In other Newsom healthcare own-goal news, the Sacramento Bee reported last week that he wants to raid funding for STDs and measles in order to pay for expanding the state’s Medicaid program to undocumented immigrants, which is a great goal that doesn’t need to be reached by defunding other vital services. You can just see the Republican TV ads now: “Governor Immigrant-Fucker Wants Your Baby to Get Measles So Illegals Can Have Free Healthcare.”


Another state-level plan recently introduced, in Washington state, shows the risks of pursuing a public option. Opponents of Medicare for All love to talk about cases like Vermont, where plans for single-payer were dropped because of cost, even though there are many reasons why state-based single-payer programs have a much bigger uphill battle than a federal one would, such as that states can’t run budget deficits like the federal government can. But that logic should apply to state-based public options, too—and Washington’s would be a poor model for the rest of the country.

The basic premise of the public option is that it would be able to negotiate better rates for payments to doctors, and could therefore charge lower premiums. But according to Politico, premiums for the public option in Washington would only be 5-10 percent lower than current premiums. This is the equivalent of paying $12-25 less on a $250 monthly premium, or the cost of about one dinner at IHOP. The plan is “targeted at people in the individual market who aren’t covered by workplace or other government health plans,” also known as ‘not very many people at all.’ It’s not clear how this would help people with shitty employer-sponsored insurance with high deductibles, for example. Oh, and those shitty private insurers would also be the ones running the plans.

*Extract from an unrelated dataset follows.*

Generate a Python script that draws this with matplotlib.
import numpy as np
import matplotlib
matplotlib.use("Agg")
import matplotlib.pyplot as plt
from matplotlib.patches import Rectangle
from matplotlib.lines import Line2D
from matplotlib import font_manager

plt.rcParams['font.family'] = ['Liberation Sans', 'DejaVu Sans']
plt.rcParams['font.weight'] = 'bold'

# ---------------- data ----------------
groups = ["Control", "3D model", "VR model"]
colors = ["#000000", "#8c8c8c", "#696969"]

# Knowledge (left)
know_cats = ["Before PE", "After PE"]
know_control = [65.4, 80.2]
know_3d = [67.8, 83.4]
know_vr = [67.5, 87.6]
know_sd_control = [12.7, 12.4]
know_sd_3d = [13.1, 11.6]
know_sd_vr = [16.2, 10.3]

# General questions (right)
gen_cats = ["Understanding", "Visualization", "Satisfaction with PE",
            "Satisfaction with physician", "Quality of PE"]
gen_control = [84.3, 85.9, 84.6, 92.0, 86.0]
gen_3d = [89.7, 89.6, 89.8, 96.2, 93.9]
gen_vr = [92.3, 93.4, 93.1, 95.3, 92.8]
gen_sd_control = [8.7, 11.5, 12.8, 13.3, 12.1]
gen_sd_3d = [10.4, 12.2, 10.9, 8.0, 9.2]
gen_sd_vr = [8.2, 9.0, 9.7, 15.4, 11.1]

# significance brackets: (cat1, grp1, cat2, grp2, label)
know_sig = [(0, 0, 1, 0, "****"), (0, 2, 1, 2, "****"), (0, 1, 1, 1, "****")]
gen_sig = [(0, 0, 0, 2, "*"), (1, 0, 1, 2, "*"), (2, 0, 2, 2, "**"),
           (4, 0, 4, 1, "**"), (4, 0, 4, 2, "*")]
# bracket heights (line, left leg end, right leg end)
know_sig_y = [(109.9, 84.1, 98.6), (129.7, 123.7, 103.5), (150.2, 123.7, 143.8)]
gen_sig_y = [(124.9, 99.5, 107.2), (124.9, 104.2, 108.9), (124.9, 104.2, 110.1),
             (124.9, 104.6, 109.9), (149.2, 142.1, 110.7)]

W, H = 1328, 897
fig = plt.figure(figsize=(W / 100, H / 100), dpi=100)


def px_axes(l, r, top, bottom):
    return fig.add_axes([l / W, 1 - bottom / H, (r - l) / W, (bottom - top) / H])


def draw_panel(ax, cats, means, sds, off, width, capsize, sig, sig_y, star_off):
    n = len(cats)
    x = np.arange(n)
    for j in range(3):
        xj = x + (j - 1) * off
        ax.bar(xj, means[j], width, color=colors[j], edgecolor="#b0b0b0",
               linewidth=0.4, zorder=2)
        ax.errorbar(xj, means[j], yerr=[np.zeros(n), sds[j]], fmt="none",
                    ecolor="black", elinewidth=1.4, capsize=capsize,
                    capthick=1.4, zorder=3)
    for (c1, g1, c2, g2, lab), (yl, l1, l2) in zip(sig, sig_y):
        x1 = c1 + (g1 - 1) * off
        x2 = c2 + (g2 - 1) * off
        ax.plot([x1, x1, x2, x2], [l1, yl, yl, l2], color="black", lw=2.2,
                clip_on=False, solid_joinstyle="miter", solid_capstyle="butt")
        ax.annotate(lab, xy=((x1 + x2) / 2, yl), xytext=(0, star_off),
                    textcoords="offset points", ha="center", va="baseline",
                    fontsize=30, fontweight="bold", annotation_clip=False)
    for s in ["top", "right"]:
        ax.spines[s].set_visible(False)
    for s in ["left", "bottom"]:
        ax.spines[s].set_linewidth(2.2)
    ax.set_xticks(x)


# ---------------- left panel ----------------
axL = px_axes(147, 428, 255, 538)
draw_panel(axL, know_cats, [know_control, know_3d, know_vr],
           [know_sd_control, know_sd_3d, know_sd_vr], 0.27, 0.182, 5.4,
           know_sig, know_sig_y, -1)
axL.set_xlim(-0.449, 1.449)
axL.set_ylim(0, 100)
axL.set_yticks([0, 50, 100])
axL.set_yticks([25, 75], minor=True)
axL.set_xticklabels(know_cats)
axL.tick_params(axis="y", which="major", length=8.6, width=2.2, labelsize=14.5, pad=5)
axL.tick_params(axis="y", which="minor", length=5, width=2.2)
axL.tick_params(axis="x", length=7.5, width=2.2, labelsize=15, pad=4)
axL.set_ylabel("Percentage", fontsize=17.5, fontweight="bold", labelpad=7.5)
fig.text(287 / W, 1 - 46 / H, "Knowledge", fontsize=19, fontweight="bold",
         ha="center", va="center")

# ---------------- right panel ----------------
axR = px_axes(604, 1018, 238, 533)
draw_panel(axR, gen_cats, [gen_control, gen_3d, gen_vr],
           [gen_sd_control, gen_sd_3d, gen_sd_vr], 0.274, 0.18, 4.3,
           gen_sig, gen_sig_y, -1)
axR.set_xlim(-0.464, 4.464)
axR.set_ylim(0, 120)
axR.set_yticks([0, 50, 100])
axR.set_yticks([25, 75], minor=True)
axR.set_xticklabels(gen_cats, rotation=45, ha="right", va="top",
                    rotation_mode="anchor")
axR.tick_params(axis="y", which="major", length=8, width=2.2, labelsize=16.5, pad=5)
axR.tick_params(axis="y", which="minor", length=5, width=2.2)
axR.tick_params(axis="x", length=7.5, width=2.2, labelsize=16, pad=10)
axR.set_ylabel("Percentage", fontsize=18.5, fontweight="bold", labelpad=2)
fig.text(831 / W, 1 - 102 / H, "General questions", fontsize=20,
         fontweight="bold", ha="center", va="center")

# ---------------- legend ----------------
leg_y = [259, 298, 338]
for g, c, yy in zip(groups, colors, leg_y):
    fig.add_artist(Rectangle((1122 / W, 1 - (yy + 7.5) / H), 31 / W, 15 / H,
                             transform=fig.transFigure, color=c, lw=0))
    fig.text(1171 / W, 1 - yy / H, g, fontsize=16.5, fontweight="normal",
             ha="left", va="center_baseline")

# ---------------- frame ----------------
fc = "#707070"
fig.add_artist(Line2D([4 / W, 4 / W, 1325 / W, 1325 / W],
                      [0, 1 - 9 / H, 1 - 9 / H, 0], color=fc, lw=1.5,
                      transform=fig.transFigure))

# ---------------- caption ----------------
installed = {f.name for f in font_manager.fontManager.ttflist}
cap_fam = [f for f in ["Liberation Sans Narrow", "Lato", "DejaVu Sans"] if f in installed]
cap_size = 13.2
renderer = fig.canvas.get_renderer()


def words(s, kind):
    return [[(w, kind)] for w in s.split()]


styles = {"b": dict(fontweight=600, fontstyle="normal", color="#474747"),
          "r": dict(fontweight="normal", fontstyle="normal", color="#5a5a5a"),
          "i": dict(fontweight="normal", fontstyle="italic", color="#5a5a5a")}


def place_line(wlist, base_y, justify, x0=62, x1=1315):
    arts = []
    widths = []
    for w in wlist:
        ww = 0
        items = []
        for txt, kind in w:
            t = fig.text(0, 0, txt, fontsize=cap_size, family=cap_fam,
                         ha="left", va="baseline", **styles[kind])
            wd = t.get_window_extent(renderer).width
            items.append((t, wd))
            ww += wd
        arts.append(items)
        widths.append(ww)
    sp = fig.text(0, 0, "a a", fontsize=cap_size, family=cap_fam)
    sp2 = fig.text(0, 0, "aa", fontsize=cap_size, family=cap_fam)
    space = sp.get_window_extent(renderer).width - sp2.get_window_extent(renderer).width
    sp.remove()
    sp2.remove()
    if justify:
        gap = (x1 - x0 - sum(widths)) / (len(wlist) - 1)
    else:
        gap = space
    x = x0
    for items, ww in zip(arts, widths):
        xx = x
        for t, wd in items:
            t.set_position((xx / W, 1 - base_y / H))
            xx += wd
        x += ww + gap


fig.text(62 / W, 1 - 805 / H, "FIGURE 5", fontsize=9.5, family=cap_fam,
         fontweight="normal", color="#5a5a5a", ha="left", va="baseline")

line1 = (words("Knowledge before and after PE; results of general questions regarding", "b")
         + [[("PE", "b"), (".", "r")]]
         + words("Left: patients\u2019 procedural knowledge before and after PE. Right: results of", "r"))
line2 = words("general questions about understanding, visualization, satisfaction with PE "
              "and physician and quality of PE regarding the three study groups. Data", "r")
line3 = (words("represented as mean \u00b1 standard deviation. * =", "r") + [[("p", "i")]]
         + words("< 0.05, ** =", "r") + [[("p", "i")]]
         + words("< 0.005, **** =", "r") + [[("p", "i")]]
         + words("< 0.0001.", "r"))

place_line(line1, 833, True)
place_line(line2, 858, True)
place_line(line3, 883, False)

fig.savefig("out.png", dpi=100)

The bill put reimbursement rates for providers—that is, how much the public plan will pay doctors—at 160 percent of Medicare rates, which is very high but still lower than the absurd rates paid by private insurance to hospitals, which is nationally an average of 200 percent of Medicare rates but goes as high as 350 percent, according to the Congressional Budget Office. Politico reported that in Washington, private plans pay 175 percent of Medicare rates, meaning the state is getting just a 15 percent discount.

But even that negotiated rate might not be high enough—the bill allows providers to charge more “if they can’t build an adequate network under that pricing,” according to Politico, meaning the plan could cost even more, since premiums will be determined by spending. The bill doesn’t require providers to participate in the plan, meaning you could end up with a situation where the most sought-after doctors refuse to take poorer patients with government plans—which is something that happens right now under the current system. A recent study in Health Services Research found that private hospitals strategically turn away ambulances with poorer patients because they make less money on them.

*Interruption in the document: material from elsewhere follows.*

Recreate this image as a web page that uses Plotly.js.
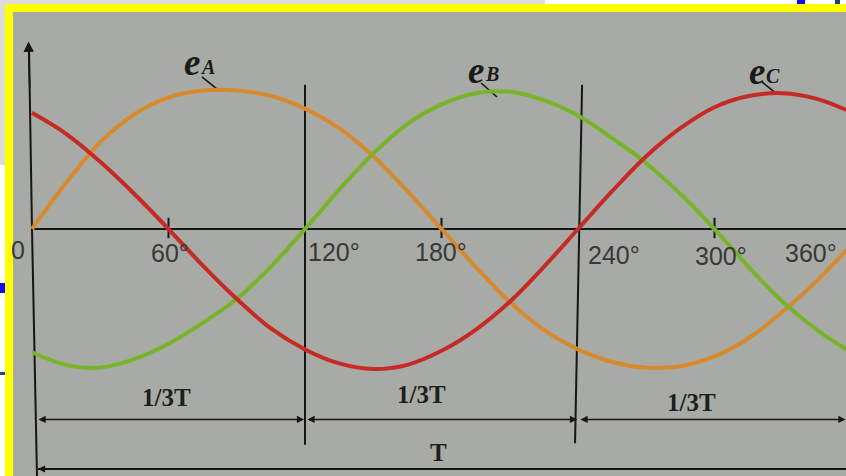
<!DOCTYPE html>
<html>
<head>
<meta charset="utf-8">
<script src="https://cdn.plot.ly/plotly-3.0.1.min.js"></script>
<style>
html,body{margin:0;padding:0;background:#ffffff;}
#chart{width:846px;height:476px;}
</style>
</head>
<body>
<div id="chart"></div>
<script>
// ---- data (x in degrees, y in amplitude units) ----
const angles = [0, 15, 30, 45, 60, 75, 90, 105, 120, 135, 150, 165, 180, 195, 210, 225, 240, 255, 270, 285, 300, 315, 330, 345, 358];
const valA = [0, 0.33, 0.62, 0.82, 0.94, 0.99, 0.99, 0.95, 0.86, 0.72, 0.52, 0.27, 0, -0.27, -0.52, -0.72, -0.86, -0.95, -0.99, -0.98, -0.91, -0.78, -0.59, -0.37, -0.15];
const valB = [-0.88, -0.97, -0.99, -0.93, -0.82, -0.67, -0.50, -0.27, 0, 0.28, 0.54, 0.75, 0.89, 0.97, 0.98, 0.92, 0.81, 0.65, 0.47, 0.25, 0, -0.27, -0.52, -0.72, -0.86];
const valC = [0.83, 0.68, 0.48, 0.25, 0, -0.26, -0.50, -0.71, -0.86, -0.96, -1.0, -0.97, -0.87, -0.72, -0.52, -0.27, 0, 0.27, 0.52, 0.72, 0.87, 0.95, 0.97, 0.93, 0.85];

const tickAngles = [60, 180, 300];
const tickLabels = ["0", "60°", "120°", "180°", "240°", "300°", "360°"];
const dividerAngles = [120, 240];
const periodLabels = ["1/3T", "1/3T", "1/3T"];
const totalLabel = "T";
const seriesLetters = ["A", "B", "C"];

// ---- styling / placement (not data) ----
const XR = [-8.35, 357.8];
const YR = [-1.764, 1.55];
const cols = ["#d8892e", "#78b42a", "#c62a24"];
const ink = "#161616";
const txt = "#383838";

const mk = (v, c) => ({x: angles, y: v, mode: "lines", line: {color: c, width: 4, shape: "spline", smoothing: 1}, hoverinfo: "skip"});
const traces = [mk(valA, cols[0]), mk(valB, cols[1]), mk(valC, cols[2])];

const shapes = [];
const line = (x0, y0, x1, y1, w, c) => shapes.push({type: "line", xref: "x", yref: "y", x0, y0, x1, y1, line: {color: c || ink, width: w || 2}, layer: "below"});

// x axis
line(0, 0, XR[1], 0, 2);
// y axis (upwards part and its downward continuation)
line(0, 0, -1.3, 1.28, 2);
line(0, 0, 2.2, YR[0], 2);
// ticks
tickAngles.forEach(a => line(a, 0.08, a, -0.065, 2));
// dividers
line(dividerAngles[0], 1.03, dividerAngles[0], -1.54, 2);
line(dividerAngles[1] + 1.8, 1.03, dividerAngles[1] - 1.3, -1.53, 2);
// total period line
line(2.6, -1.714, XR[1], -1.714, 2);
// leader lines for labels
line(74.7, 1.086, 81.8, 0.993, 1.6);
line(197.4, 1.043, 204.4, 0.943, 1.6);
line(320.9, 1.05, 327.5, 0.964, 1.6);

// paper-level decoration: yellow frame is paper bg; white / grey strips outside it
const W = 833, H = 464;
const px = p => (p - 13) / W;
const py = p => (476 - p) / H;
const rect = (x0, y0, x1, y1, c) => shapes.push({type: "rect", xref: "paper", yref: "paper", x0: px(x0), y0: py(y1), x1: px(x1), y1: py(y0), fillcolor: c, line: {width: 0}, layer: "above"});
rect(0, 0, 545, 4, "#dcdcdc");
rect(545, 0, 846, 4, "#ffffff");
rect(797, 0, 805, 4, "#1010ee");
rect(835, 0, 840, 4, "#1a3d8a");
rect(0, 0, 5, 165, "#dcdcdc");
rect(0, 165, 5, 476, "#ffffff");
rect(0, 283, 5, 293, "#1010ee");
rect(0, 372, 5, 375, "#244a8c");

const ann = [];
const label = (x, y, text, size, fam, color) => ann.push({x, y, xref: "x", yref: "y", text, showarrow: false, xanchor: "center", yanchor: "middle", font: {size, family: fam, color: color || txt}});

// tick labels
const sans = "Liberation Sans, Arial, sans-serif";
const serif = "Liberation Serif, Times New Roman, serif";
const tickPos = [[-6.15, -0.15], [60.5, -0.17], [132.7, -0.165], [179.8, -0.165], [255.8, -0.185], [302.9, -0.19], [342.4, -0.17]];
tickLabels.forEach((t, i) => label(tickPos[i][0], tickPos[i][1], t, 25, sans));

// 1/3T labels and T
const perPos = [[59.3, -1.2], [171, -1.18], [289.7, -1.236]];
periodLabels.forEach((t, i) => label(perPos[i][0], perPos[i][1], "<b>" + t + "</b>", 25, serif, "#1e1e1e"));
label(178.5, -1.593, "<b>" + totalLabel + "</b>", 25, serif, "#1e1e1e");

// series labels e_A, e_B, e_C
const ePos = [[70.3, 1.19], [195.2, 1.135], [318.7, 1.125]];
seriesLetters.forEach((s, i) => {
  label(ePos[i][0], ePos[i][1], "<b><i>e</i></b>", 37, serif, "#1a1a1a");
  label(ePos[i][0] + 7.0, ePos[i][1] - 0.03, "<b><i>" + s + "</i></b>", 20, serif, "#1a1a1a");
});

// arrows
const arrow = (hx, hy, tx, ty, side, sz) => ann.push({x: hx, y: hy, ax: tx, ay: ty, xref: "x", yref: "y", axref: "x", ayref: "y", text: "", showarrow: true, arrowhead: 2, arrowsize: sz || 0.9, arrowwidth: 1.6, arrowcolor: ink, arrowside: side || "end", standoff: 0, startstandoff: 0, startarrowhead: 2, startarrowsize: sz || 0.9});
// y axis arrow
arrow(-1.55, 1.34, -1.0, 1.0, "end", 1.3);
// 1/3 T dimension arrows
arrow(119.6, -1.36, 2.2, -1.36, "end+start");
arrow(239.6, -1.36, 120.4, -1.36, "end+start");
arrow(357.6, -1.36, 240.4, -1.36, "end+start");
// total period arrow (left head)
arrow(2.6, -1.714, 40, -1.714, "end");

const layout = {
  width: 846, height: 476,
  margin: {l: 13, r: 0, t: 12, b: 0, pad: 0},
  paper_bgcolor: "#ffff00",
  plot_bgcolor: "#a8aaa6",
  showlegend: false,
  xaxis: {range: XR, visible: false, fixedrange: true},
  yaxis: {range: YR, visible: false, fixedrange: true},
  shapes, annotations: ann
};

Plotly.newPlot("chart", traces, layout, {staticPlot: true, displayModeBar: false});
</script>
</body>
</html>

This is all a long way of saying what Medicare for All advocates have been saying about a public option all along: That it maintains all the inefficiencies and price-gouging of our current system, doesn’t reduce costs for patients or the government significantly, and doesn’t improve access to or quality of care.

State governments have limited options for improving healthcare, which is a nationwide problem that needs nationwide solutions. Any decent Democrat should be anxious to do whatever they can to improve their citizens’ access to healthcare. But what they do decide to do must reflect, at minimum, the basic shape of what should happen to healthcare: Making it more equitable, lowering or eliminating drug costs, free plans instead of complicated subsidies and income brackets.

These plans are not going to be popular—Newsom’s plan is about as insane a political own-goal as I could imagine, but Washington’s public option is so timid that it won’t exactly send people running to vote Democratic, either. If you want to improve people’s healthcare, and you want them to believe that you want to do that, you have to offer something real. You have to target the real enemies—the rich and the healthcare industry. Don’t target the people already struggling to afford healthcare, or work overtime to allow private insurers to profit off public plans.